Usually when your hometown ballclub is on the front page of the business section, it's either a very good sign or a very bad one. This is a Rockies-centric page, so you know it's not the former. Season ticket sales are plunging, Julie Dunn writes. Record lows in attendance are being reached. As profits decrease, payroll goes down. The Monfert brothers say that this is a necessary structural change on the way to competitiveness. Dick: ""Bottom line is, we've just got to win, and that's what we plan on doing."

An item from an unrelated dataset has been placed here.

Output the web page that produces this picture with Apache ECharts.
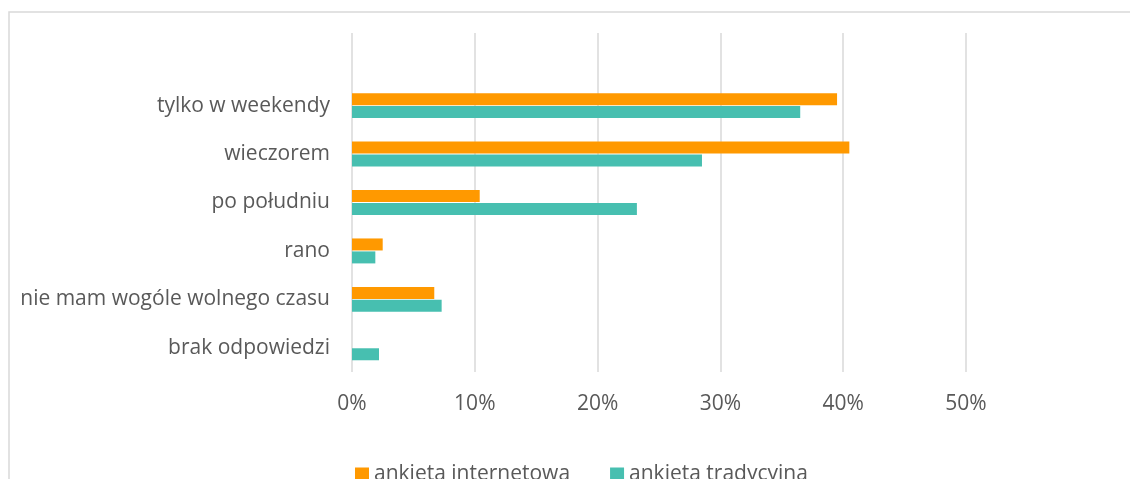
<!DOCTYPE html>
<html>
<head>
<meta charset="utf-8">
<script src="https://cdn.jsdelivr.net/npm/echarts@6/dist/echarts.min.js"></script>
<style>
  html, body { margin: 0; padding: 0; background: #fff; }
  #chart { width: 1130px; height: 479px; }
</style>
</head>
<body>
<div id="chart"></div>
<script>
  // top row is empty in the original sheet
  var categories = ['', 'tylko w weekendy', 'wieczorem', 'po południu', 'rano', 'nie mam wogóle wolnego czasu', 'brak odpowiedzi'];
  var internetowa = [null, 0.395, 0.405, 0.104, 0.025, 0.067, null];
  var tradycyjna = [null, 0.365, 0.285, 0.232, 0.019, 0.073, 0.022];
  var seriesNames = ['ankieta internetowa', 'ankieta tradycyjna'];

  var textColor = '#595959';
  var font = '"Open Sans", sans-serif';

  var myChart = echarts.init(document.getElementById('chart'));
  var option = {
    animation: false,
    textStyle: { fontFamily: font },
    graphic: [
      {
        type: 'rect',
        shape: { x: 9, y: 12, width: 1140, height: 480 },
        style: { fill: 'none', stroke: '#d9d9d9', lineWidth: 1.5 },
        silent: true
      }
    ],
    legend: {
      data: seriesNames,
      top: 459,
      left: 350,
      icon: 'rect',
      itemWidth: 14,
      itemHeight: 14,
      itemGap: 40,
      textStyle: { color: textColor, fontSize: 21, fontFamily: font }
    },
    grid: {
      left: 352,
      right: 164,
      top: 33,
      bottom: 107,
      containLabel: false
    },
    xAxis: {
      type: 'value',
      min: 0,
      max: 0.5,
      interval: 0.1,
      axisLine: { show: false },
      axisTick: { show: false },
      splitLine: { lineStyle: { color: '#d9d9d9', width: 1.5 } },
      axisLabel: {
        color: textColor,
        fontSize: 21,
        fontFamily: font,
        margin: 22,
        formatter: function (v) { return Math.round(v * 100) + '%'; }
      }
    },
    yAxis: {
      type: 'category',
      inverse: true,
      data: categories,
      axisLine: { show: false },
      axisTick: { show: false },
      axisLabel: { color: textColor, fontSize: 21, fontFamily: font, margin: 22 }
    },
    series: [
      {
        name: seriesNames[0],
        type: 'bar',
        data: internetowa,
        barWidth: 12,
        barGap: '8%',
        itemStyle: { color: '#ff9900' }
      },
      {
        name: seriesNames[1],
        type: 'bar',
        data: tradycyjna,
        barWidth: 12,
        barGap: '8%',
        itemStyle: { color: '#47bfb0' }
      }
    ]
  };
  myChart.setOption(option);
  window.addEventListener('resize', function () {
    myChart.resize();
  });
</script>
</body>
</html>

Or are they planning on selling the team? Old Brewers and Marlins regimes slashed salaries like they were going out of style before cashing out. Entry into the fraternity of major league owners is still a coveted thing, as the $400 million pricetag MLB has placed on the Washington Expos evidences. How much do you suppose a team with a stadium would fetch?

One sign that the Monferts may be looking for an exit strategy is the continued employment of Dan "Blank Check" O'Dowd, the man most responsible for the dire straits Colorado now finds itself in. New owners usually like to bring in new general managers when they take control of a club. It happened in Los Angeles and in Boston, and it likely will in D.C. too. Maybe O'Dowd really has done his penitence for past extravagances and has convinced his dedicated bosses that his latest plan for a purple October is the one he's going to stick to, see through, and make work. Or maybe he's a lame duck waiting for the winds of change to sweep him out with the ashes.

On another topic entirely, I flipped past the Braves-Cardinals game on TBS while I was writing this and I'll be if Atlanta's new alternate jerseys aren't actually uglier than the sleeveless purple-and-black monstrosities Central Marketing has imposed upon the Rockies. Does anybody actually buy these things?